▶ [To do]
All the data must come back unchanged, except that pictures are left out.

## Begin Information shown

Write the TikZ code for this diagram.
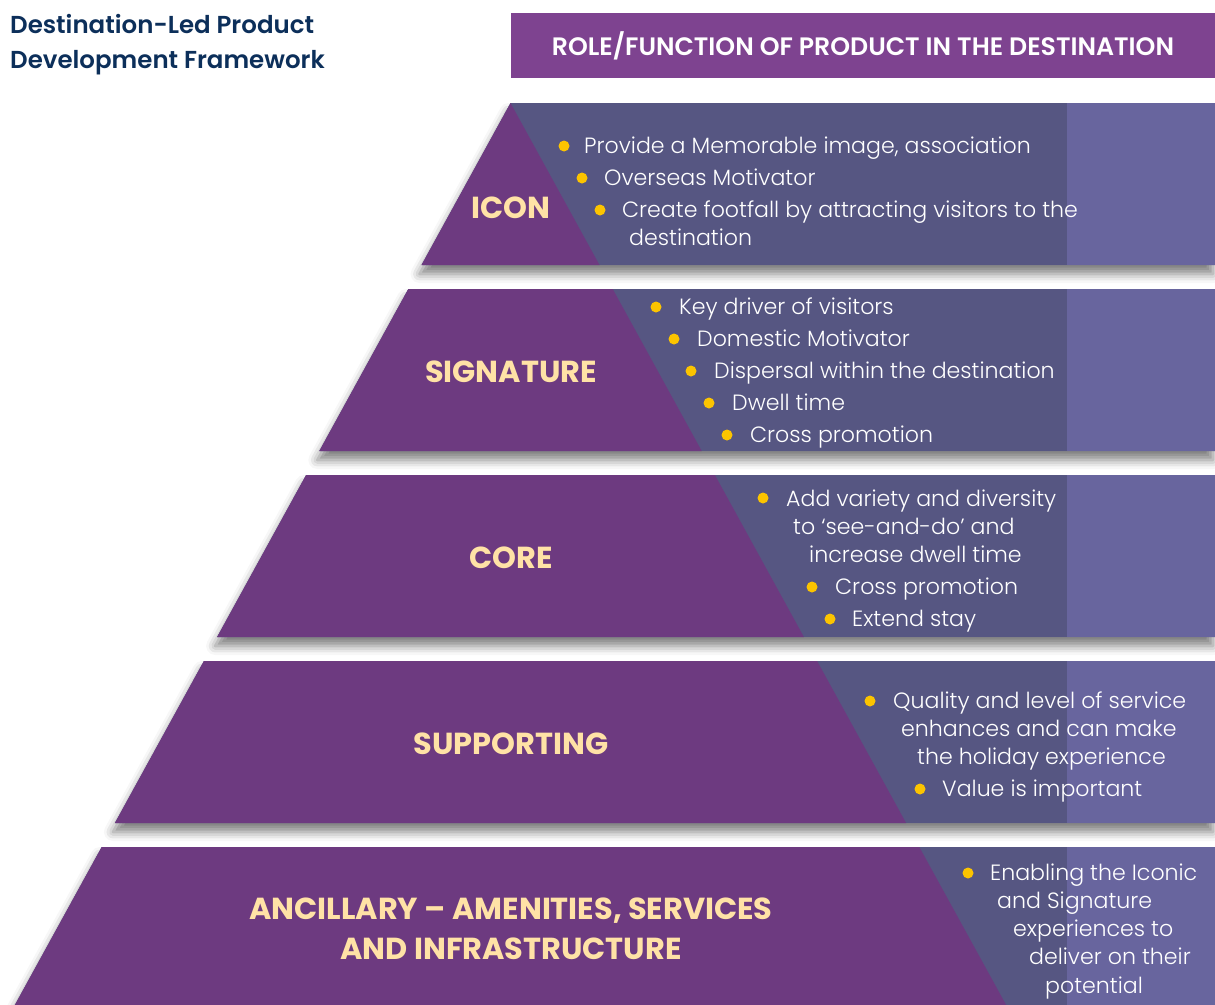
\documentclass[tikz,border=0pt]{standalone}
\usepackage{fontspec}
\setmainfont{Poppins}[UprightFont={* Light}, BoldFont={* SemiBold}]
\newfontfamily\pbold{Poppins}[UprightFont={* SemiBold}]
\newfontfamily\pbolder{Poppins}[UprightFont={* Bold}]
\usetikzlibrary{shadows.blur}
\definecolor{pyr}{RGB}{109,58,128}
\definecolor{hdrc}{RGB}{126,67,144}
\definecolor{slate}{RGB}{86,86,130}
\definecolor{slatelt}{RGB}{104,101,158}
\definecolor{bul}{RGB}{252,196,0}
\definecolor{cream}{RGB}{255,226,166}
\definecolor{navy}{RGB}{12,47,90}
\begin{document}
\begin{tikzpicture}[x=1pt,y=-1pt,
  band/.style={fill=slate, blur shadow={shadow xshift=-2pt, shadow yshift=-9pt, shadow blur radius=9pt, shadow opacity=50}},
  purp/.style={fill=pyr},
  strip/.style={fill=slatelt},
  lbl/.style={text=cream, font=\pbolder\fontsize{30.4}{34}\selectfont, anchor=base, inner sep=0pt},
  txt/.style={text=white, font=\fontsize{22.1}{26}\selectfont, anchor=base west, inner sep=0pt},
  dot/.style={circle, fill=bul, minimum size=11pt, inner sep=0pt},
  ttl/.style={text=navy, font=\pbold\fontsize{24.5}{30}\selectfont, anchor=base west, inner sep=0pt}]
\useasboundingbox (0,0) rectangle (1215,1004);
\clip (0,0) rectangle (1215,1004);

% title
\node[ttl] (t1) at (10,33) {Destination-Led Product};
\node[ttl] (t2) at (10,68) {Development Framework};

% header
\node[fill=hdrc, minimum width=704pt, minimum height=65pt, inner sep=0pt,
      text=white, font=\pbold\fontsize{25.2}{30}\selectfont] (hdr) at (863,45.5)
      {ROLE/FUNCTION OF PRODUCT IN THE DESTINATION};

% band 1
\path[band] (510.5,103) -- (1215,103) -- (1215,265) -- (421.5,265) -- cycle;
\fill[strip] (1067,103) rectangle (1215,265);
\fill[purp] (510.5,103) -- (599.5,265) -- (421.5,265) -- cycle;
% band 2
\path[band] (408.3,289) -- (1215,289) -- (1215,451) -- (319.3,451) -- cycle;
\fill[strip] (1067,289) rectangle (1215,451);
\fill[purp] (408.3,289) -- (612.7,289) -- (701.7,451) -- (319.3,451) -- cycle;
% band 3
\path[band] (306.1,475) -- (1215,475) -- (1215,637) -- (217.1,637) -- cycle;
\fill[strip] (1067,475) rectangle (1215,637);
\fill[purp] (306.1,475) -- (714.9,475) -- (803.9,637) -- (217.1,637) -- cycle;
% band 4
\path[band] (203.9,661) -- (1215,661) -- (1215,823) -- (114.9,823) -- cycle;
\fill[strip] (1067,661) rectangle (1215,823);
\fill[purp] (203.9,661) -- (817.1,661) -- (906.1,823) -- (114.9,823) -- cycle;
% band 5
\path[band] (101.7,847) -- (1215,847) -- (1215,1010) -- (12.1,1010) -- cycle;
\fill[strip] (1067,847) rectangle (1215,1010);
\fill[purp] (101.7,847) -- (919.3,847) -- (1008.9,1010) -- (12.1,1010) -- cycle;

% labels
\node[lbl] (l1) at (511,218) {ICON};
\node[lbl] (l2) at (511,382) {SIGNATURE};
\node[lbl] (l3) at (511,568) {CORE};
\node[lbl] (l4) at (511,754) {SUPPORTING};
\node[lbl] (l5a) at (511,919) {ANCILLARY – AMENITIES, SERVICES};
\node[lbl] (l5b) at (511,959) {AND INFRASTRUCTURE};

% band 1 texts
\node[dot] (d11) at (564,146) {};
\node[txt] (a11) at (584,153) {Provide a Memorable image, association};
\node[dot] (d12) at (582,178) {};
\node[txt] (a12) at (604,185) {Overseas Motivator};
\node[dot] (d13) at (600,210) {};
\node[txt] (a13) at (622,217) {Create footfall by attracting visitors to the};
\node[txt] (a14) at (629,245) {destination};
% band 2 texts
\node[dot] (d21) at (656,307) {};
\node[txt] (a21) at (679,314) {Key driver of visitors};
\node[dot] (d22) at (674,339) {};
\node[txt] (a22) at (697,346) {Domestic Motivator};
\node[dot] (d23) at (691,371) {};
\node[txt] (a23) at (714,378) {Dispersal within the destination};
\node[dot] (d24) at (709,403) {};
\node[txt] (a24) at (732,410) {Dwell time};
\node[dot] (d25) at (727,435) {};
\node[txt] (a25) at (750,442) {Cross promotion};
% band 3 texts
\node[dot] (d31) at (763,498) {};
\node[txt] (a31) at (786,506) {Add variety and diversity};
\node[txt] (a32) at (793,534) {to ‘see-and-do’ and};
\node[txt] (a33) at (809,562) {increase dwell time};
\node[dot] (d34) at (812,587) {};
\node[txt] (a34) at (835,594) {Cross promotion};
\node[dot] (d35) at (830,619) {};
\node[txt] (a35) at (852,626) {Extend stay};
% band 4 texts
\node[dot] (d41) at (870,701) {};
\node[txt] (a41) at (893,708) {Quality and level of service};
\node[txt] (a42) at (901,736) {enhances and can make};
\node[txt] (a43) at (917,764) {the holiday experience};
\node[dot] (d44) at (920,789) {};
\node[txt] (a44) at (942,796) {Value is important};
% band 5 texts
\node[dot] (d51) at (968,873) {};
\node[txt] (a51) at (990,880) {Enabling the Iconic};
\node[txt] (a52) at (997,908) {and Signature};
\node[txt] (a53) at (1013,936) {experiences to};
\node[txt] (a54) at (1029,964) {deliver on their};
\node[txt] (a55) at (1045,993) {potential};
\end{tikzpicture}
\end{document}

## End Information shown

▶ [Task output]
Write the TikZ code for this diagram.
\documentclass[tikz,border=0pt]{standalone}
\usepackage{fontspec}
\setmainfont{Poppins}[UprightFont={* Light}, BoldFont={* SemiBold}]
\newfontfamily\pbold{Poppins}[UprightFont={* SemiBold}]
\newfontfamily\pbolder{Poppins}[UprightFont={* Bold}]
\usetikzlibrary{shadows.blur}
\definecolor{pyr}{RGB}{109,58,128}
\definecolor{hdrc}{RGB}{126,67,144}
\definecolor{slate}{RGB}{86,86,130}
\definecolor{slatelt}{RGB}{104,101,158}
\definecolor{bul}{RGB}{252,196,0}
\definecolor{cream}{RGB}{255,226,166}
\definecolor{navy}{RGB}{12,47,90}
\begin{document}
\begin{tikzpicture}[x=1pt,y=-1pt,
  band/.style={fill=slate, blur shadow={shadow xshift=-2pt, shadow yshift=-9pt, shadow blur radius=9pt, shadow opacity=50}},
  purp/.style={fill=pyr},
  strip/.style={fill=slatelt},
  lbl/.style={text=cream, font=\pbolder\fontsize{30.4}{34}\selectfont, anchor=base, inner sep=0pt},
  txt/.style={text=white, font=\fontsize{22.1}{26}\selectfont, anchor=base west, inner sep=0pt},
  dot/.style={circle, fill=bul, minimum size=11pt, inner sep=0pt},
  ttl/.style={text=navy, font=\pbold\fontsize{24.5}{30}\selectfont, anchor=base west, inner sep=0pt}]
\useasboundingbox (0,0) rectangle (1215,1004);
\clip (0,0) rectangle (1215,1004);

% title
\node[ttl] (t1) at (10,33) {Destination-Led Product};
\node[ttl] (t2) at (10,68) {Development Framework};

% header
\node[fill=hdrc, minimum width=704pt, minimum height=65pt, inner sep=0pt,
      text=white, font=\pbold\fontsize{25.2}{30}\selectfont] (hdr) at (863,45.5)
      {ROLE/FUNCTION OF PRODUCT IN THE DESTINATION};

% band 1
\path[band] (510.5,103) -- (1215,103) -- (1215,265) -- (421.5,265) -- cycle;
\fill[strip] (1067,103) rectangle (1215,265);
\fill[purp] (510.5,103) -- (599.5,265) -- (421.5,265) -- cycle;
% band 2
\path[band] (408.3,289) -- (1215,289) -- (1215,451) -- (319.3,451) -- cycle;
\fill[strip] (1067,289) rectangle (1215,451);
\fill[purp] (408.3,289) -- (612.7,289) -- (701.7,451) -- (319.3,451) -- cycle;
% band 3
\path[band] (306.1,475) -- (1215,475) -- (1215,637) -- (217.1,637) -- cycle;
\fill[strip] (1067,475) rectangle (1215,637);
\fill[purp] (306.1,475) -- (714.9,475) -- (803.9,637) -- (217.1,637) -- cycle;
% band 4
\path[band] (203.9,661) -- (1215,661) -- (1215,823) -- (114.9,823) -- cycle;
\fill[strip] (1067,661) rectangle (1215,823);
\fill[purp] (203.9,661) -- (817.1,661) -- (906.1,823) -- (114.9,823) -- cycle;
% band 5
\path[band] (101.7,847) -- (1215,847) -- (1215,1010) -- (12.1,1010) -- cycle;
\fill[strip] (1067,847) rectangle (1215,1010);
\fill[purp] (101.7,847) -- (919.3,847) -- (1008.9,1010) -- (12.1,1010) -- cycle;

% labels
\node[lbl] (l1) at (511,218) {ICON};
\node[lbl] (l2) at (511,382) {SIGNATURE};
\node[lbl] (l3) at (511,568) {CORE};
\node[lbl] (l4) at (511,754) {SUPPORTING};
\node[lbl] (l5a) at (511,919) {ANCILLARY – AMENITIES, SERVICES};
\node[lbl] (l5b) at (511,959) {AND INFRASTRUCTURE};

% band 1 texts
\node[dot] (d11) at (564,146) {};
\node[txt] (a11) at (584,153) {Provide a Memorable image, association};
\node[dot] (d12) at (582,178) {};
\node[txt] (a12) at (604,185) {Overseas Motivator};
\node[dot] (d13) at (600,210) {};
\node[txt] (a13) at (622,217) {Create footfall by attracting visitors to the};
\node[txt] (a14) at (629,245) {destination};
% band 2 texts
\node[dot] (d21) at (656,307) {};
\node[txt] (a21) at (679,314) {Key driver of visitors};
\node[dot] (d22) at (674,339) {};
\node[txt] (a22) at (697,346) {Domestic Motivator};
\node[dot] (d23) at (691,371) {};
\node[txt] (a23) at (714,378) {Dispersal within the destination};
\node[dot] (d24) at (709,403) {};
\node[txt] (a24) at (732,410) {Dwell time};
\node[dot] (d25) at (727,435) {};
\node[txt] (a25) at (750,442) {Cross promotion};
% band 3 texts
\node[dot] (d31) at (763,498) {};
\node[txt] (a31) at (786,506) {Add variety and diversity};
\node[txt] (a32) at (793,534) {to ‘see-and-do’ and};
\node[txt] (a33) at (809,562) {increase dwell time};
\node[dot] (d34) at (812,587) {};
\node[txt] (a34) at (835,594) {Cross promotion};
\node[dot] (d35) at (830,619) {};
\node[txt] (a35) at (852,626) {Extend stay};
% band 4 texts
\node[dot] (d41) at (870,701) {};
\node[txt] (a41) at (893,708) {Quality and level of service};
\node[txt] (a42) at (901,736) {enhances and can make};
\node[txt] (a43) at (917,764) {the holiday experience};
\node[dot] (d44) at (920,789) {};
\node[txt] (a44) at (942,796) {Value is important};
% band 5 texts
\node[dot] (d51) at (968,873) {};
\node[txt] (a51) at (990,880) {Enabling the Iconic};
\node[txt] (a52) at (997,908) {and Signature};
\node[txt] (a53) at (1013,936) {experiences to};
\node[txt] (a54) at (1029,964) {deliver on their};
\node[txt] (a55) at (1045,993) {potential};
\end{tikzpicture}
\end{document}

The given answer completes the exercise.